## EXERCISE OBJECTIVE
Starting at the first line of the listing below, repeat each line up to and including the one containing "0.457, 0.486, 0.486];". Leave out pictures.

## SUPPLIED DATA
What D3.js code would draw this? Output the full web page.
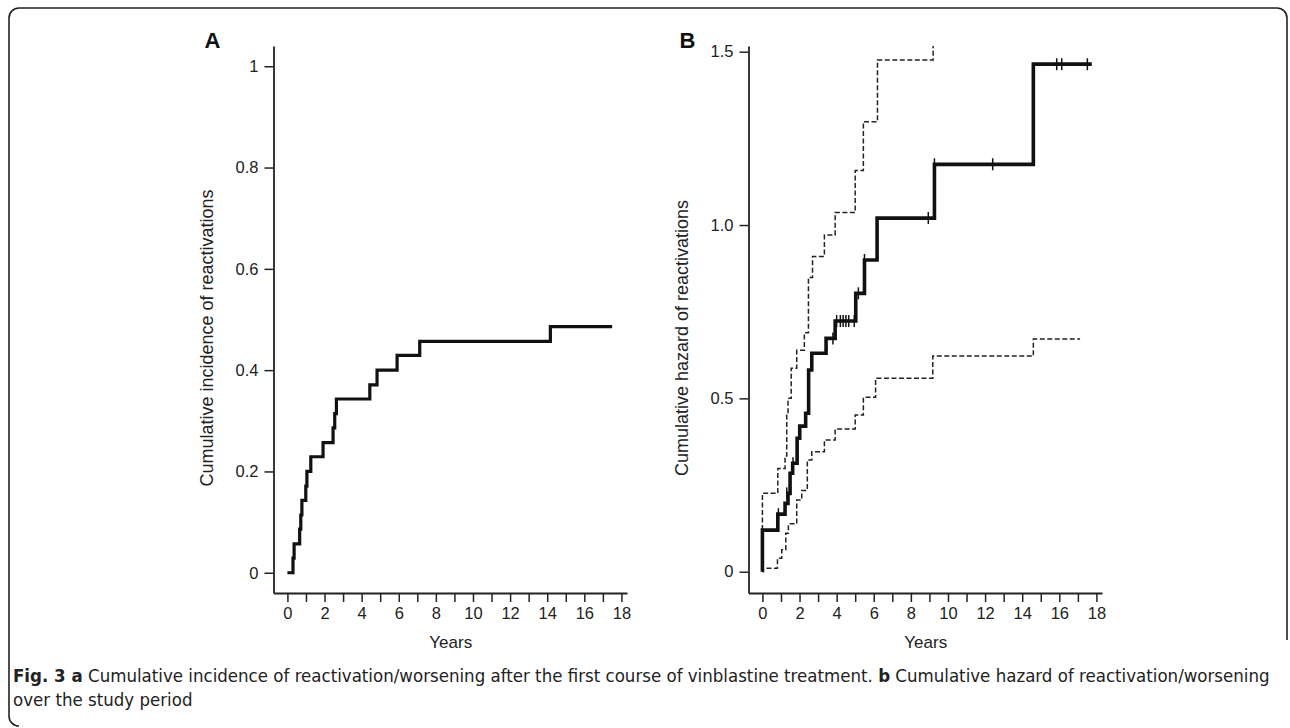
<!DOCTYPE html>
<html>
<head>
<meta charset="utf-8">
<script src="https://cdn.jsdelivr.net/npm/d3@7"></script>
<style>
  html, body { margin: 0; padding: 0; background: #fff; }
  svg { display: block; }
</style>
</head>
<body>
<svg id="chart" width="1290" height="728"></svg>
<script>
// ---------- data ----------
// Panel A: cumulative incidence step curve (time of step, value after step)
const incTimes  = [0, 0.30, 0.36, 0.66, 0.72, 0.78, 0.99, 1.05, 1.26, 1.92, 2.46, 2.55, 2.64, 4.44, 4.83, 5.91, 7.13, 14.17, 17.5];
const incValues = [0, 0.029, 0.057, 0.086, 0.114, 0.143, 0.171, 0.200, 0.229, 0.257, 0.286, 0.314, 0.343, 0.371, 0.400, 0.429, 0.457, 0.486, 0.486];

// Panel B: cumulative hazard with confidence bounds
const hazTimes  = [0, 0, 0.83, 1.22, 1.38, 1.49, 1.63, 1.87, 2.01, 2.33, 2.49, 2.66, 3.43, 3.92, 5.03, 5.50, 6.18, 9.27, 14.60, 17.75];
const hazValues = [0, 0.120, 0.166, 0.197, 0.226, 0.284, 0.313, 0.385, 0.420, 0.457, 0.582, 0.630, 0.673, 0.723, 0.803, 0.899, 1.020, 1.175, 1.464, 1.464];

const upperTimes  = [0, 0, 0.83, 1.22, 1.31, 1.38, 1.55, 1.85, 2.26, 2.48, 2.70, 3.34, 3.92, 5.00, 5.44, 6.20, 9.20, 9.20];
const upperValues = [0.120, 0.226, 0.298, 0.334, 0.457, 0.500, 0.587, 0.639, 0.689, 0.849, 0.909, 0.971, 1.036, 1.157, 1.298, 1.476, 1.80, 1.80];

const lowerTimes  = [0, 0.05, 0.81, 1.04, 1.26, 1.40, 1.85, 2.12, 2.42, 2.66, 3.34, 3.92, 5.00, 5.44, 6.10, 9.18, 14.60, 17.12];
const lowerValues = [0, 0.010, 0.039, 0.063, 0.111, 0.138, 0.207, 0.234, 0.322, 0.346, 0.380, 0.412, 0.452, 0.503, 0.558, 0.622, 0.671, 0.671];

const censorTimes  = [0.86, 1.31, 1.65, 3.80, 4.00, 4.20, 4.35, 4.50, 4.65, 4.95, 5.17, 5.50, 8.94, 9.27, 12.41, 15.86, 16.13, 17.51];
const censorValues = [0.166, 0.226, 0.313, 0.673, 0.723, 0.723, 0.723, 0.723, 0.723, 0.723, 0.803, 0.899, 1.020, 1.175, 1.175, 1.464, 1.464, 1.464];

// Axes
const xTicks = [0,1,2,3,4,5,6,7,8,9,10,11,12,13,14,15,16,17,18];
const xTickLabels = ["0","","2","","4","","6","","8","","10","","12","","14","","16","","18"];
const yTicksA = [0, 0.2, 0.4, 0.6, 0.8, 1];
const yTickLabelsA = ["0", "0.2", "0.4", "0.6", "0.8", "1"];
const yTicksB = [0, 0.5, 1.0, 1.5];
const yTickLabelsB = ["0", "0.5", "1.0", "1.5"];

const panelLetters = ["A", "B"];
const xTitle = "Years";
const yTitles = ["Cumulative incidence of reactivations", "Cumulative hazard of reactivations"];

// ---------- drawing ----------
const svg = d3.select("#chart");
const FONT = '"Liberation Sans", Arimo, Arial, Helvetica, sans-serif';

// frame
svg.append("path")
  .attr("d", "M1287,640 V18 A10,10 0 0 0 1277,8 H19 A10,10 0 0 0 9,18 V716 A10,10 0 0 0 19,726")
  .attr("fill", "none").attr("stroke", "#222").attr("stroke-width", 1.6);

function panel(opts) {
  const x = d3.scaleLinear().domain([-0.75, 18.3]).range([opts.left, opts.left + 353.5]);
  const y = d3.scaleLinear().domain(opts.yDomain).range([593, 46]);
  const g = svg.append("g");

  const clipId = "clip" + opts.letter;
  svg.append("clipPath").attr("id", clipId).append("rect")
    .attr("x", opts.left).attr("y", 46).attr("width", 354).attr("height", 547);

  const ax = d3.axisBottom(x).tickValues(xTicks).tickSize(9).tickSizeOuter(0).tickPadding(5)
    .tickFormat((d, i) => xTickLabels[i]);
  const gx = g.append("g").attr("transform", `translate(0,593)`).call(ax);
  const ay = d3.axisLeft(y).tickValues(opts.yTicks).tickSize(9).tickSizeOuter(0).tickPadding(6)
    .tickFormat((d, i) => opts.yLabels[i]);
  const gy = g.append("g").attr("transform", `translate(${opts.left},0)`).call(ay);
  [gx, gy].forEach(a => {
    a.select(".domain").attr("stroke", "#222").attr("stroke-width", 1.8);
    a.selectAll(".tick line").attr("stroke", "#222").attr("stroke-width", 1.5);
    a.selectAll(".tick text").style("font-family", FONT).style("font-size", "16.5px").style("fill", "#222");
  });

  g.append("text").attr("x", x(8.8)).attr("y", 648).attr("text-anchor", "middle")
    .style("font-family", FONT).style("font-size", "17px").style("fill", "#222").text(xTitle);
  g.append("text").attr("transform", `translate(${opts.left - 61},338) rotate(-90)`)
    .attr("text-anchor", "middle").style("font-family", FONT).style("font-size", "18px").style("fill", "#222")
    .text(opts.yTitle);
  g.append("text").attr("x", opts.left - 61).attr("y", 48).attr("text-anchor", "middle")
    .style("font-family", FONT).style("font-size", "22px").style("font-weight", "bold").style("fill", "#111")
    .text(opts.letter);

  return {x, y, g, clipId};
}

// Panel A
const pA = panel({left: 273.5, yDomain: [-0.04, 1.04], yTicks: yTicksA, yLabels: yTickLabelsA,
                  yTitle: yTitles[0], letter: panelLetters[0]});
const stepA = d3.line().x(d => pA.x(d[0])).y(d => pA.y(d[1])).curve(d3.curveStepAfter);
pA.g.append("path").datum(incTimes.map((t, i) => [t, incValues[i]]))
  .attr("d", stepA).attr("fill", "none").attr("stroke", "#111").attr("stroke-width", 3.2);

// Panel B
const pB = panel({left: 748.5, yDomain: [-0.0614, 1.5164], yTicks: yTicksB, yLabels: yTickLabelsB,
                  yTitle: yTitles[1], letter: panelLetters[1]});
const stepB = d3.line().x(d => pB.x(d[0])).y(d => pB.y(d[1])).curve(d3.curveStepAfter);
const clipB = pB.g.append("g").attr("clip-path", `url(#${pB.clipId})`);
clipB.append("path").datum(upperTimes.map((t, i) => [t, upperValues[i]]))
  .attr("d", stepB).attr("fill", "none").attr("stroke", "#222").attr("stroke-width", 1.5)
  .attr("stroke-dasharray", "5,2.5");
clipB.append("path").datum(lowerTimes.map((t, i) => [t, lowerValues[i]]))
  .attr("d", stepB).attr("fill", "none").attr("stroke", "#222").attr("stroke-width", 1.5)
  .attr("stroke-dasharray", "5,2.5");
clipB.append("path").datum(hazTimes.map((t, i) => [t, hazValues[i]]))
  .attr("d", stepB).attr("fill", "none").attr("stroke", "#111").attr("stroke-width", 3.6);
clipB.selectAll("line.cens").data(censorTimes.map((t, i) => [t, censorValues[i]])).enter()
  .append("line").attr("class", "cens")
  .attr("x1", d => pB.x(d[0])).attr("x2", d => pB.x(d[0]))
  .attr("y1", d => pB.y(d[1]) - 6).attr("y2", d => pB.y(d[1]) + 6)
  .attr("stroke", "#111").attr("stroke-width", 1.5);

// caption
const CAP = '"DejaVu Sans Condensed", "DejaVu Sans", sans-serif';
function capText(parent) {
  return parent.append("text").style("font-family", CAP).style("font-stretch", "condensed")
    .style("font-size", "18px").style("fill", "#222");
}
const cap1 = capText(svg);
cap1.append("tspan").style("font-weight", "bold").text("Fig. 3 a");
cap1.append("tspan").text(" Cumulative incidence of reactivation/worsening after the first course of vinblastine treatment. ");
cap1.append("tspan").style("font-weight", "bold").text("b");
cap1.append("tspan").text(" Cumulative hazard of reactivation/worsening");
const w1 = cap1.node().getComputedTextLength();
const sx = 1257 / w1;
cap1.attr("transform", `translate(13,682) scale(${sx},1)`);
capText(svg).attr("transform", `translate(13,706) scale(${sx},1)`).text("over the study period");
</script>
</body>
</html>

## EXERCISE RESPONSE
What D3.js code would draw this? Output the full web page.
<!DOCTYPE html>
<html>
<head>
<meta charset="utf-8">
<script src="https://cdn.jsdelivr.net/npm/d3@7"></script>
<style>
  html, body { margin: 0; padding: 0; background: #fff; }
  svg { display: block; }
</style>
</head>
<body>
<svg id="chart" width="1290" height="728"></svg>
<script>
// ---------- data ----------
// Panel A: cumulative incidence step curve (time of step, value after step)
const incTimes  = [0, 0.30, 0.36, 0.66, 0.72, 0.78, 0.99, 1.05, 1.26, 1.92, 2.46, 2.55, 2.64, 4.44, 4.83, 5.91, 7.13, 14.17, 17.5];
const incValues = [0, 0.029, 0.057, 0.086, 0.114, 0.143, 0.171, 0.200, 0.229, 0.257, 0.286, 0.314, 0.343, 0.371, 0.400, 0.429, 0.457, 0.486, 0.486];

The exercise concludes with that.